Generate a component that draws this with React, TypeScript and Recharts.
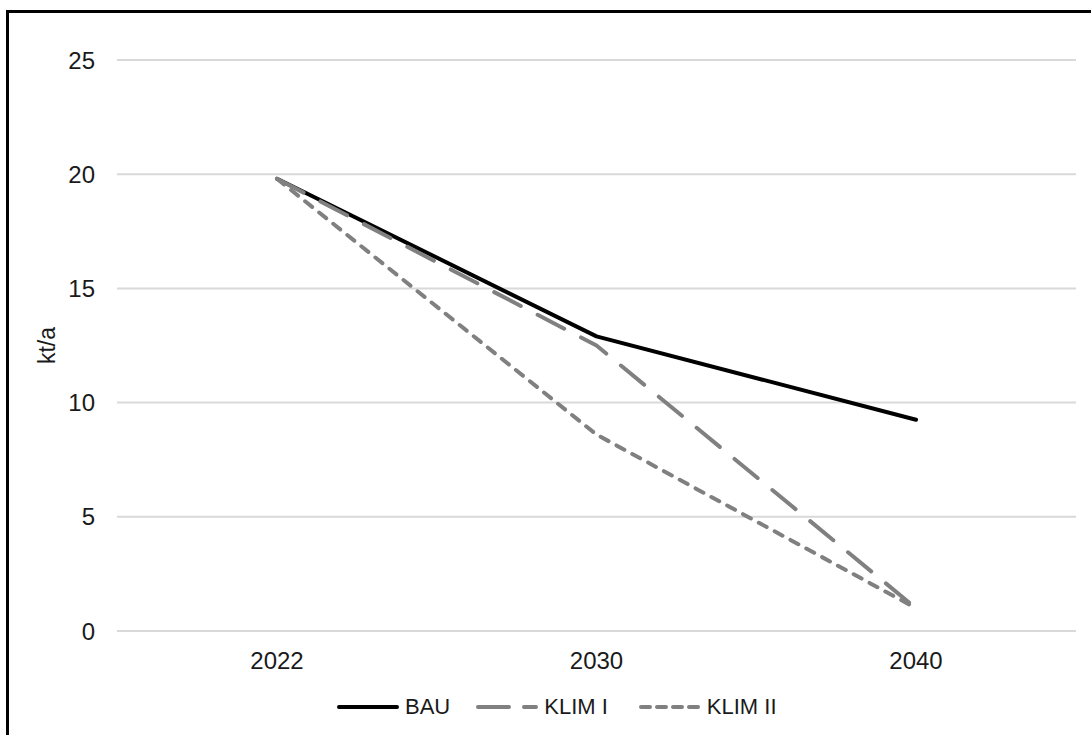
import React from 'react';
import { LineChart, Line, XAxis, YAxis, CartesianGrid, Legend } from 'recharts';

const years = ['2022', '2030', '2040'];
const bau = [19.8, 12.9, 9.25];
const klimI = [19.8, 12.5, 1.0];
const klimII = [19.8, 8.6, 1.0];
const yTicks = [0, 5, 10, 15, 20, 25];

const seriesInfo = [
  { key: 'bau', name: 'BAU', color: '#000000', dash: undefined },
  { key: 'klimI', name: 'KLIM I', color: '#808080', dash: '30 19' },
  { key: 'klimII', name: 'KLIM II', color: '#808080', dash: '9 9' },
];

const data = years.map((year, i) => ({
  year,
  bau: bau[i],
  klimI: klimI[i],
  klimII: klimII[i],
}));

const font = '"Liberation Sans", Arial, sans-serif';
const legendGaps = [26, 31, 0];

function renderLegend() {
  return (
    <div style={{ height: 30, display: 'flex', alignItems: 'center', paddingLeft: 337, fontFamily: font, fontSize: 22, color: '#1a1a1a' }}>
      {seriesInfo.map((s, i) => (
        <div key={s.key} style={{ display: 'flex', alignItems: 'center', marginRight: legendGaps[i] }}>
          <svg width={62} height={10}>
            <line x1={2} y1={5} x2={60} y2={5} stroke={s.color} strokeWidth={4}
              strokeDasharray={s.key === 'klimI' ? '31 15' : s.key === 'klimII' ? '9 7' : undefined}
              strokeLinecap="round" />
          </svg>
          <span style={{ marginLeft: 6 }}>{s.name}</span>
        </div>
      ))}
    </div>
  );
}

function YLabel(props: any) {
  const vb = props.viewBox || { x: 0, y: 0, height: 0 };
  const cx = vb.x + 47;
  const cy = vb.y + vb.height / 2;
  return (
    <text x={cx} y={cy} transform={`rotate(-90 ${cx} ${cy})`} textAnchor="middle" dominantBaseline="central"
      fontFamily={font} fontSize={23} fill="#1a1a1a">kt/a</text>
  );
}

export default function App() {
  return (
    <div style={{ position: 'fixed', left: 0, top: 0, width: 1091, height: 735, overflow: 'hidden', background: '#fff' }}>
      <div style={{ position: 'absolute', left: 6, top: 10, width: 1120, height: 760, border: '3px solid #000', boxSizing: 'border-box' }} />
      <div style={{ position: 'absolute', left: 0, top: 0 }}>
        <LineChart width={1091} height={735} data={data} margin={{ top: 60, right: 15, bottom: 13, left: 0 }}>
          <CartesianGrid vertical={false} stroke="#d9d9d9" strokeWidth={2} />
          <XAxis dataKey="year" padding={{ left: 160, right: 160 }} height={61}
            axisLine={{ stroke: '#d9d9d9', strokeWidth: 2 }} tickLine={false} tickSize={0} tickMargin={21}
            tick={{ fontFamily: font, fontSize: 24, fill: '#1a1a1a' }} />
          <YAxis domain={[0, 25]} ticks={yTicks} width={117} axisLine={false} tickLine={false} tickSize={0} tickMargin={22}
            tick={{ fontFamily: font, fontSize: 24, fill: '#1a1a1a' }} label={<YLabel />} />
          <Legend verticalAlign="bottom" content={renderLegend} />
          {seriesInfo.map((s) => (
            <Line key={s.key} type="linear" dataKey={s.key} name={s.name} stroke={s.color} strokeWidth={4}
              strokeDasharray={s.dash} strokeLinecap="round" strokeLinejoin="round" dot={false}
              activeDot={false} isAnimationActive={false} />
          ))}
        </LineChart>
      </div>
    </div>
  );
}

....................

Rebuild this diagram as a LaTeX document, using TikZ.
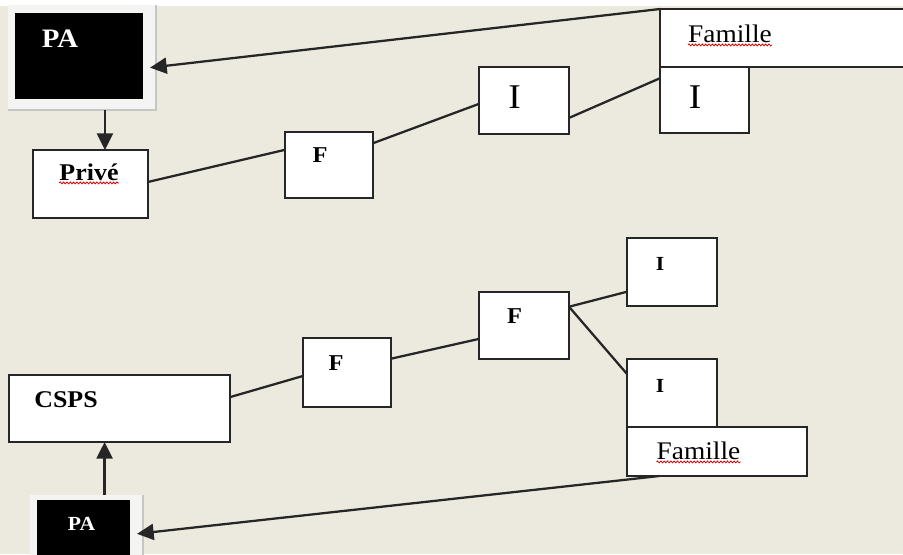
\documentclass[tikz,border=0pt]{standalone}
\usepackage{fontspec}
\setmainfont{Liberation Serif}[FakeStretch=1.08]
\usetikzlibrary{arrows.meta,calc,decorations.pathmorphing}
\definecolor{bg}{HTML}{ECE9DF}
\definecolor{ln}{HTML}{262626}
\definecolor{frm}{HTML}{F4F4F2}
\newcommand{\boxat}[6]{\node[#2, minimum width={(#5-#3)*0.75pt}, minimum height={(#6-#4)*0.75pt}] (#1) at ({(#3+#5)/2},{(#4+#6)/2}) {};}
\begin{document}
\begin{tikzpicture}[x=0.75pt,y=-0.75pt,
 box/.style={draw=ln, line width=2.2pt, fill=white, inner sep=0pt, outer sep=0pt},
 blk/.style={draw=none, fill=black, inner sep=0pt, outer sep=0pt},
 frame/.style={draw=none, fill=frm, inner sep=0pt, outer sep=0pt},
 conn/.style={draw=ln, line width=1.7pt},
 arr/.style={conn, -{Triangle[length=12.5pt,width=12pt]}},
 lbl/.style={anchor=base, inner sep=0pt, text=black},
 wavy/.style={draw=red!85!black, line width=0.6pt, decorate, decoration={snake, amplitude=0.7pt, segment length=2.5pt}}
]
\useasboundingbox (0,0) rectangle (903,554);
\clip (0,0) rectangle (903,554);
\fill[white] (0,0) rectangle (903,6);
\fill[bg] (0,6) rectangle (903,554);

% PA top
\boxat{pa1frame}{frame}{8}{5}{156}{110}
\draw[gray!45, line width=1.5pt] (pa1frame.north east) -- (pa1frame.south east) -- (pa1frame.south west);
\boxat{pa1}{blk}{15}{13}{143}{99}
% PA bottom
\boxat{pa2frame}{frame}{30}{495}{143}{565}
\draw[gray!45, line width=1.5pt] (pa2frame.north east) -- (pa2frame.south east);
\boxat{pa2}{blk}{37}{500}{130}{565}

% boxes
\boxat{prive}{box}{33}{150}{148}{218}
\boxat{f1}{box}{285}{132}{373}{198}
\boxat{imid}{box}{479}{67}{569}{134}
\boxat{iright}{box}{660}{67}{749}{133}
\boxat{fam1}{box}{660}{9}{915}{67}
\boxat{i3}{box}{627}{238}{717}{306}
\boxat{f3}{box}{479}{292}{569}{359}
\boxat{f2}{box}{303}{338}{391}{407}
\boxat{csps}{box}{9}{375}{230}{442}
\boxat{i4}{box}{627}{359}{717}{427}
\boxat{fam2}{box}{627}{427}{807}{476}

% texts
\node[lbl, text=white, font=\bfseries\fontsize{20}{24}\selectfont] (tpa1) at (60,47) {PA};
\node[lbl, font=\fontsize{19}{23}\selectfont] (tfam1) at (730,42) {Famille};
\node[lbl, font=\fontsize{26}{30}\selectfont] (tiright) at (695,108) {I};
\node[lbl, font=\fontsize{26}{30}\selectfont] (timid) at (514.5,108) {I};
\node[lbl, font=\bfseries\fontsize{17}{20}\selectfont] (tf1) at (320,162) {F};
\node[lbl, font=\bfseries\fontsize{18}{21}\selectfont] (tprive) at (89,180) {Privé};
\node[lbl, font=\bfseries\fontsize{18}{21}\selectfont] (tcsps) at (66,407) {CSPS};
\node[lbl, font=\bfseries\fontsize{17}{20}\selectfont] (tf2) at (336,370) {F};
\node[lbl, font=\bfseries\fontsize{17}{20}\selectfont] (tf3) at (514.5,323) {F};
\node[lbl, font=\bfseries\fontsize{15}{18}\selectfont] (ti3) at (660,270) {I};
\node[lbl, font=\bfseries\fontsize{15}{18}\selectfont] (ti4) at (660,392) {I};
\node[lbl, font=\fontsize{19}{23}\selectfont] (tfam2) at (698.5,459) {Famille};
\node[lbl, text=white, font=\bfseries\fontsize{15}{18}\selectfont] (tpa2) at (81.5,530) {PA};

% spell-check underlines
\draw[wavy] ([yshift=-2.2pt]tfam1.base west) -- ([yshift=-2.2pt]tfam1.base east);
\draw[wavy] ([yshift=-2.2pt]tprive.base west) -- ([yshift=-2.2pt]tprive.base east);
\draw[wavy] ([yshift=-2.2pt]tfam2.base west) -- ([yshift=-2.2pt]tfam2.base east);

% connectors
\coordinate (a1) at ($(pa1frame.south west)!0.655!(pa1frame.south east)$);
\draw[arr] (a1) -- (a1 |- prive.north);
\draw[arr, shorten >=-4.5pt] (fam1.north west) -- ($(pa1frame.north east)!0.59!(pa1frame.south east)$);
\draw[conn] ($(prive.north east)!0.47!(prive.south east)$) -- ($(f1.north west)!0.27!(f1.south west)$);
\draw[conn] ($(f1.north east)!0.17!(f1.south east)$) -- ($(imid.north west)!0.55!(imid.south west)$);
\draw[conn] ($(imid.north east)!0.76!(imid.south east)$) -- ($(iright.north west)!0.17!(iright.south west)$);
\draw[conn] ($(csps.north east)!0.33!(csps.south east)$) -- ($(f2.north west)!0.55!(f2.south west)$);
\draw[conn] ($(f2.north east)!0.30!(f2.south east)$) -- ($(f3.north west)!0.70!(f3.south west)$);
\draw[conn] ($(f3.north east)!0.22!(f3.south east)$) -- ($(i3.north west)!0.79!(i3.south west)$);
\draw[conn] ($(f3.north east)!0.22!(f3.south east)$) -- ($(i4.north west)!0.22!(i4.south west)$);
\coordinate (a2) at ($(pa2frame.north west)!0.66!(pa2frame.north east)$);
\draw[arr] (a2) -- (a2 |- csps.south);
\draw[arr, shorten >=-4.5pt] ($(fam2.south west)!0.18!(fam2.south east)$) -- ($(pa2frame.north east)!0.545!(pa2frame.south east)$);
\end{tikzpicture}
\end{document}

....................

▸ Stated problem:
Gather all lines from the listing above in which "this" occurs.

▸ Solution to the exercise:
Generate a component that draws this with React, TypeScript and Recharts.
Rebuild this diagram as a LaTeX document, using TikZ.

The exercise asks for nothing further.